Saturday, March 3, 2018

Exuberance

And so the five-week journey in Asia draws to a close. Taught my last of some 40 classes from this past week, stomach heading slowly north to normal, uplifted as always by the small ones and concerned about the large ones. Taught mostly middle school and high school the past day and a half and had their full attention, got them up and moving and doing things out of the comfort zone, spoke serious words about music’s power and social justice and such with respectful listening and all of that was good. But in the game of ping-pong that I love to play, it took all my effort to get a pong back. No matter how good the school, it just seems to always gradually wear away exuberance and enthusiasm and curiosity and questioning and replace it with the right-answer right-note right-brushstroke straightjacket. After teaching three pieces in a row to a group of high school band folks without charts or music stands and each hitting a groove and sounding good and them having to find the notes and feel the scale and shape the phrases of their improvisation and listen to my ping riff and answer with their pong riff and people form the hall magnetically attracted because they heard something dynamic and vital and musical happening beyond just rehearsing the score, I asked the kids to comment on the experience. Dead silence. Finally, one tentative answer: “I had to think a lot more.”
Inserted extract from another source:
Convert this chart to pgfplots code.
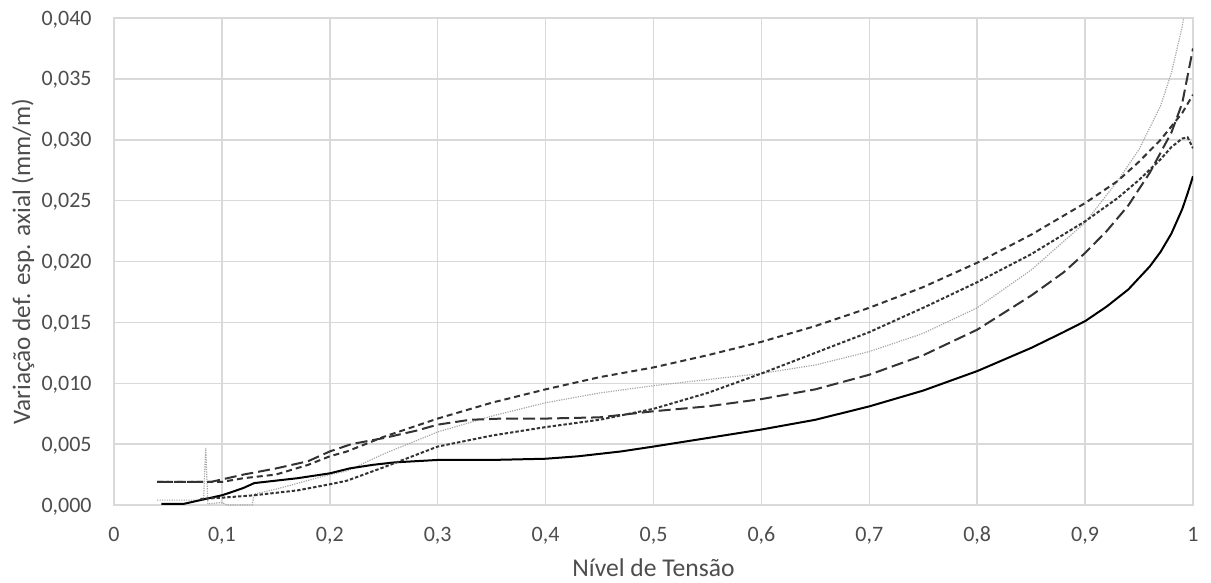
\documentclass[border=0pt]{standalone}
\usepackage{fontspec}
\setmainfont{Carlito}
\usepackage{pgfplots}
\pgfplotsset{compat=1.18}
\definecolor{gridc}{HTML}{D9D9D9}
\definecolor{txt}{HTML}{4D4D4D}
\definecolor{dk}{HTML}{333333}
\definecolor{lg}{HTML}{A6A6A6}
\begin{document}
\begin{tikzpicture}
\useasboundingbox (-57bp,-39bp) rectangle (548.5bp,252.5bp);
\begin{axis}[at={(0,0)}, anchor=south west, scale only axis,
  width=539.5bp, height=243.5bp,
  xmin=0, xmax=1, ymin=0, ymax=0.04,
  xtick={0,0.1,0.2,0.3,0.4,0.5,0.6,0.7,0.8,0.9,1},
  ytick={0,0.005,0.01,0.015,0.02,0.025,0.03,0.035,0.04},
  scaled y ticks=false, scaled x ticks=false,
  grid=major, major grid style={draw=gridc, line width=0.75bp},
  axis line style={draw=gridc, line width=0.75bp},
  major tick length=0pt, tick style={draw=none},
  /pgf/number format/assume math mode=true,
  yticklabel style={/pgf/number format/fixed, /pgf/number format/fixed zerofill, /pgf/number format/precision=3, /pgf/number format/use comma},
  xticklabel style={/pgf/number format/fixed, /pgf/number format/precision=1, /pgf/number format/use comma},
  ticklabel style={font=\fontsize{11bp}{13bp}\selectfont, text=txt},
  yticklabel style={anchor=base east, inner sep=0pt, xshift=-11bp, yshift=-3.5bp},
  xticklabel style={anchor=base, inner sep=0pt, yshift=-18.25bp},
  xlabel={Nível de Tensão},
  ylabel={Variação def. esp. axial (mm/m)},
  xlabel style={at={(axis description cs:0.5,-0.1294)}, anchor=center, font=\fontsize{12.8bp}{15bp}\selectfont, text=txt},
  ylabel style={at={(axis description cs:-0.0843,0.5)}, anchor=center, font=\fontsize{12.6bp}{15bp}\selectfont, text=txt},
]
% light grey dotted
\addplot[lg, line width=0.6bp, dash pattern=on 0.6bp off 0.6bp] coordinates {
(0.04,0.0004)(0.083,0.0004)(0.085,0.0047)(0.087,0.0001)(0.1,0.0002)(0.105,0.0000)
(0.128,0.0000)(0.13,0.0009)(0.15,0.0013)(0.2,0.0025)(0.216,0.0028)(0.25,0.0042)
(0.3,0.0060)(0.35,0.0073)(0.4,0.0084)(0.45,0.0092)(0.5,0.0098)(0.55,0.0103)
(0.6,0.0108)(0.65,0.0115)(0.7,0.0126)(0.75,0.0141)(0.8,0.0162)(0.85,0.0193)
(0.9,0.0232)(0.93,0.0266)(0.95,0.0292)(0.97,0.0328)(0.98,0.0355)(0.99,0.0393)(0.995,0.0420)};
% solid
\addplot[black, line width=1bp] coordinates {
(0.044,0.0001)(0.065,0.0001)(0.08,0.0004)(0.1,0.0008)(0.107,0.0010)(0.12,0.0014)
(0.13,0.0018)(0.15,0.0020)(0.17,0.0022)(0.2,0.0026)(0.218,0.0030)(0.24,0.0033)
(0.26,0.0035)(0.28,0.0036)(0.3,0.0037)(0.35,0.0037)(0.4,0.0038)(0.43,0.0040)
(0.47,0.0044)(0.5,0.0048)(0.55,0.0055)(0.6,0.0062)(0.65,0.0070)(0.7,0.0081)
(0.75,0.0094)(0.8,0.0110)(0.85,0.0129)(0.88,0.0142)(0.9,0.0151)(0.92,0.0163)
(0.94,0.0177)(0.96,0.0196)(0.97,0.0208)(0.98,0.0223)(0.99,0.0243)(0.995,0.0256)(1.0,0.0270)};
% long dash
\addplot[dk, line width=1bp, dash pattern=on 6bp off 2.5bp] coordinates {
(0.04,0.0019)(0.09,0.0019)(0.1,0.0021)(0.12,0.0025)(0.15,0.0030)(0.18,0.0036)
(0.2,0.0044)(0.22,0.0050)(0.25,0.0055)(0.28,0.0061)(0.3,0.0066)(0.33,0.0070)
(0.36,0.0071)(0.4,0.0071)(0.45,0.0072)(0.5,0.0077)(0.55,0.0081)(0.6,0.0087)
(0.65,0.0095)(0.7,0.0107)(0.75,0.0123)(0.8,0.0144)(0.85,0.0172)(0.88,0.0191)
(0.9,0.0207)(0.92,0.0225)(0.94,0.0246)(0.96,0.0273)(0.98,0.0306)(0.99,0.0330)(1.0,0.0375)};
% short dash (upper)
\addplot[dk, line width=1bp, dash pattern=on 3bp off 2bp] coordinates {
(0.04,0.0019)(0.1,0.0019)(0.12,0.0022)(0.15,0.0025)(0.18,0.0033)(0.2,0.0040)
(0.216,0.0044)(0.25,0.0056)(0.3,0.0071)(0.35,0.0084)(0.4,0.0095)(0.45,0.0105)
(0.5,0.0113)(0.55,0.0123)(0.6,0.0134)(0.65,0.0147)(0.7,0.0162)(0.75,0.0179)
(0.8,0.0199)(0.85,0.0222)(0.9,0.0248)(0.93,0.0266)(0.95,0.0282)(0.97,0.0300)
(0.99,0.0322)(1.0,0.0337)};
% dense dash
\addplot[dk, line width=1bp, dash pattern=on 1.7bp off 1bp] coordinates {
(0.08,0.0005)(0.1,0.0006)(0.13,0.0008)(0.17,0.0012)(0.2,0.0017)(0.216,0.0020)
(0.25,0.0031)(0.3,0.0048)(0.35,0.0057)(0.4,0.0064)(0.45,0.0070)(0.5,0.0079)
(0.55,0.0092)(0.6,0.0108)(0.65,0.0125)(0.7,0.0142)(0.75,0.0162)(0.8,0.0183)
(0.85,0.0206)(0.9,0.0233)(0.93,0.0252)(0.95,0.0267)(0.97,0.0284)(0.98,0.0294)
(0.99,0.0301)(0.995,0.0302)(1.0,0.0293)};
\end{axis}
\end{tikzpicture}
\end{document}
“Thank you!” I almost shouted. And isn’t that a good thing. When you’re reading someone else’s notes, it a limited form of thinking and not bad in and of itself, but if it’s the only show in town, something is missing.

My next class was 2nd graders who I had taught the day before and they came bounding into the room, saw me and burst into dancing Bow Belinda. Spontaneously, joyfully, competently. Reviewing the dance was in my plan, but they beat me to it and I just went to the piano to accompany them and when the rest of the class straggled in, they just jumped in and joined the dance. That’s what I’m talking about, people! So happy, so exuberant, so much of what music and dance should be before we get so damn serious and analytical about it. I loved jamming with the high school kids who had chops and could feel the groove, but I wished for more of that Bow Belinda energy in the playing.

I wish the 2nd graders could have been the final cadence, but there was one more class of first graders who were convinced that doing the game wrong on purpose and silly was the best idea ever and I had to redirect them to get a bit more serious. So that’s my job, the traffic cop of the flow of human emotion, lighting fires under those nodding off to sleep and calming down those overcome by their own exuberance.

Tonight a final dinner out with the team here and a show at Lincoln Center Jazz Club in Shanghai. Part of me feels like it should be Chinese Opera, but the Chinese themselves mostly don’t think so and if the new modern has to sprout here, I still believe that jazz is the most universal of all the possibilities.